When healthy eating takes over your life
Macros; points; percentages; 80/20; 90/10; the list goes on. In recent times, we have assigned food a value other than sustenance. The "clean eating" movement has taken over the way we view food and eating. The diet industry has flooded the market with hundreds of ways to eliminate food groups and with tips on how to adopt a lifestyle of restrictive eating that has nothing to do with calories and losing weight.
No sugar, no gluten, no bread, no processed foods, no meat other than organic; there are entire books being written around the word "no" as it relates to food. We are proud of our dietary sacrifices and critical of those whose plates represent something other than pure health. Entire conversations are taking place about what we put into our body and value is being attached to people who choose to live a life other than "clean."
There's now a name for people dangerously addicted to all things healthy -- a sufferer of orthorexia nervosa ; a term coined in 1997 by Dr Steven Bratman that describes a fixation with healthy eating, to the point where it becomes a crippling compulsion, described as "a disease disguised as a virtue".

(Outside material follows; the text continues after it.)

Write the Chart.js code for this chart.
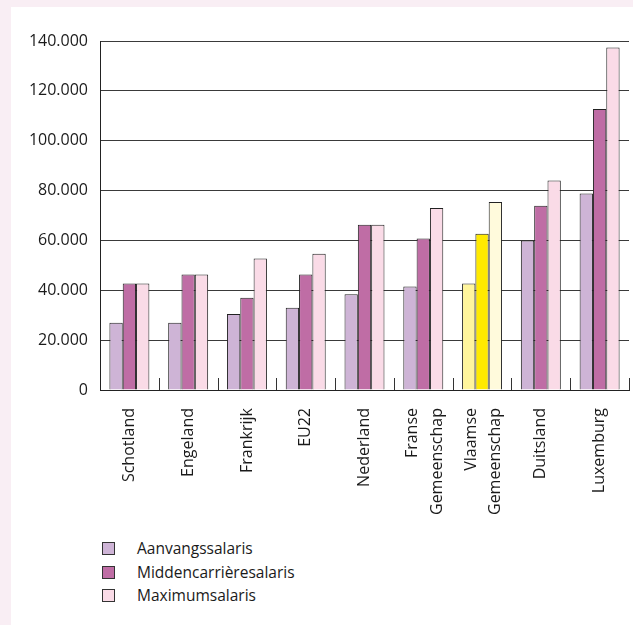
<!DOCTYPE html>
<html>
<head>
<meta charset="utf-8">
<script src="https://cdn.jsdelivr.net/npm/chart.js@4.4.1/dist/chart.umd.min.js"></script>
<style>
  body { margin: 0; background: #f9eef4; width: 633px; height: 625px; overflow: hidden; font-family: "Open Sans", sans-serif; }
  #panel { position: absolute; left: 11px; top: 7px; width: 622px; height: 618px; background: #fff; }
  #wrap { position: absolute; left: 0; top: 0; width: 622px; height: 530px; }
  #legend { position: absolute; left: 91px; top: 530px; font-size: 15.5px; color: #1a1a1a; }
  #legend div { height: 23.5px; line-height: 23.5px; display: flex; align-items: center; }
  #legend span.box { display: inline-block; width: 11px; height: 11px; border: 1px solid #333; margin-right: 22px; }
</style>
</head>
<body>
<div id="panel">
  <div id="wrap"><canvas id="salarisChart"></canvas></div>
  <div id="legend"></div>
</div>
<script>
// Categories (landen / gemeenschappen)
var categories = [
  'Schotland', 'Engeland', 'Frankrijk', 'EU22', 'Nederland',
  ['Franse', 'Gemeenschap'], ['Vlaamse', 'Gemeenschap'], 'Duitsland', 'Luxemburg'
];
var seriesNames = ['Aanvangssalaris', 'Middencarrièresalaris', 'Maximumsalaris'];

// Values
var aanvang = [27000, 27000, 30500, 33000, 38400, 41500, 42700, 60000, 78800];
var midden  = [42700, 46300, 37000, 46300, 66300, 60800, 62700, 73900, 112700];
var maximum = [42700, 46300, 52800, 54700, 66300, 73000, 75400, 84000, 137400];

var yTicks = [0, 20000, 40000, 60000, 80000, 100000, 120000, 140000];

// Colours: purple tones, yellow tones for Vlaamse Gemeenschap
var baseColors = ['#ceb4d6', '#bf6da5', '#fadbe7'];
var highlightColors = ['#fff59c', '#ffea00', '#fffadc'];
var highlightIndex = 6;

function colorsFor(seriesIdx) {
  return categories.map(function(c, i) {
    return i === highlightIndex ? highlightColors[seriesIdx] : baseColors[seriesIdx];
  });
}

function formatThousands(v) {
  return String(v).replace(/\B(?=(\d{3})+(?!\d))/g, '.');
}

// Short inward tick marks between the category groups,
// and center the two-line labels on their group
var axisTweaks = {
  id: 'axisTweaks',
  beforeDraw: function(chart) {
    var items = chart.scales.x.getLabelItems(chart.chartArea);
    items.forEach(function(it) {
      if (Array.isArray(it.label)) {
        it.options.translation[0] -= 11;
      }
    });
  },
  afterDatasetsDraw: function(chart) {
    var x = chart.scales.x;
    var y = chart.scales.y;
    var ctx = chart.ctx;
    var zero = y.getPixelForValue(0);
    var half = (x.getPixelForValue(1) - x.getPixelForValue(0)) / 2;
    ctx.save();
    ctx.strokeStyle = '#333';
    ctx.lineWidth = 1;
    for (var i = 0; i < categories.length; i++) {
      var px = Math.round(x.getPixelForValue(i) + half) + 0.5;
      ctx.beginPath();
      ctx.moveTo(px, zero);
      ctx.lineTo(px, zero - 12);
      ctx.stroke();
    }
    ctx.restore();
  }
};

var datasets = [aanvang, midden, maximum].map(function(values, s) {
  return {
    label: seriesNames[s],
    data: values,
    backgroundColor: colorsFor(s),
    borderColor: '#222',
    borderWidth: 1,
    categoryPercentage: 0.68,
    barPercentage: 1.0
  };
});

Chart.defaults.font.family = '"Open Sans", sans-serif';
Chart.defaults.color = '#1a1a1a';

var chart = new Chart(document.getElementById('salarisChart'), {
  type: 'bar',
  data: { labels: categories, datasets: datasets },
  plugins: [axisTweaks],
  options: {
    responsive: true,
    maintainAspectRatio: false,
    animation: false,
    layout: { padding: { top: 34, right: 4, left: 0, bottom: 0 } },
    plugins: {
      legend: { display: false },
      tooltip: { enabled: false }
    },
    scales: {
      x: {
        grid: { display: false, drawTicks: false },
        border: { display: true, color: '#222', width: 1 },
        ticks: { font: { size: 16, lineHeight: 1.55 }, minRotation: 90, maxRotation: 90, padding: 18, autoSkip: false },
        afterFit: function(scale) {
          scale.height = 147;
          scale.paddingLeft = 0;
          scale.paddingRight = 0;
        }
      },
      y: {
        min: 0,
        max: 140000,
        afterBuildTicks: function(scale) {
          scale.ticks = yTicks.map(function(v) { return { value: v }; });
        },
        grid: { color: '#3a3a3a', drawTicks: false },
        border: { display: true, color: '#222', width: 1 },
        ticks: { font: { size: 16 }, padding: 12, callback: function(v) { return formatThousands(v); } },
        afterFit: function(scale) { scale.width = 89; }
      }
    }
  }
});

// HTML legend below the chart
var legendEl = document.getElementById('legend');
seriesNames.forEach(function(name, s) {
  var row = document.createElement('div');
  row.innerHTML = '<span class="box" style="background:' + baseColors[s] + '"></span>' + name;
  legendEl.appendChild(row);
});
</script>
</body>
</html>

Orthorexia differs from other eating disorders in that it is not necessarily about the individual controlling the food; rather, the food controls the individual. It is considered an "unhealthy obsession" with otherwise healthy eating. A person struggling with orthorexia obsesses about purity, not weight.
All you have to do it spend ten minutes on social media, and you are bombarded with clean eating and countless articles and posts on this latest movement. While a diet focused on natural foods can be a great thing, it is when this becomes so obsessive that it can be damaging to your health and well being that it becomes a problem.
It is almost like a badge of honour to be part of the #cleaneating brigade; to live your life by the book of health and clean eating and sacrifice happiness for the sake of a pure diet. The line between being careful about what you eat and being obsessive is difficult to distinguish. One of the problems with orthorexia is that in some ways it is more socially acceptable than other disorders.
Orthorexia takes over a person's life; in many cases, they have lost the pleasure of eating and instead it has been replaced with rigidity and the idea that only "clean" and "healthy" foods should pass their lips. People with this mindset are preoccupied with the make-up of these pure foods and will avoid at all costs those foods that they have identified as unhealthy.
While a healthy lifestyle consisting of fresh fruits and vegetables, lean protein and complex carbohydrates is ideal, those struggling with orthorexia will cross over into the category of obsession and may find that their life begins revolving around the nutritional make-up and constant scrutiny of each of these food groups.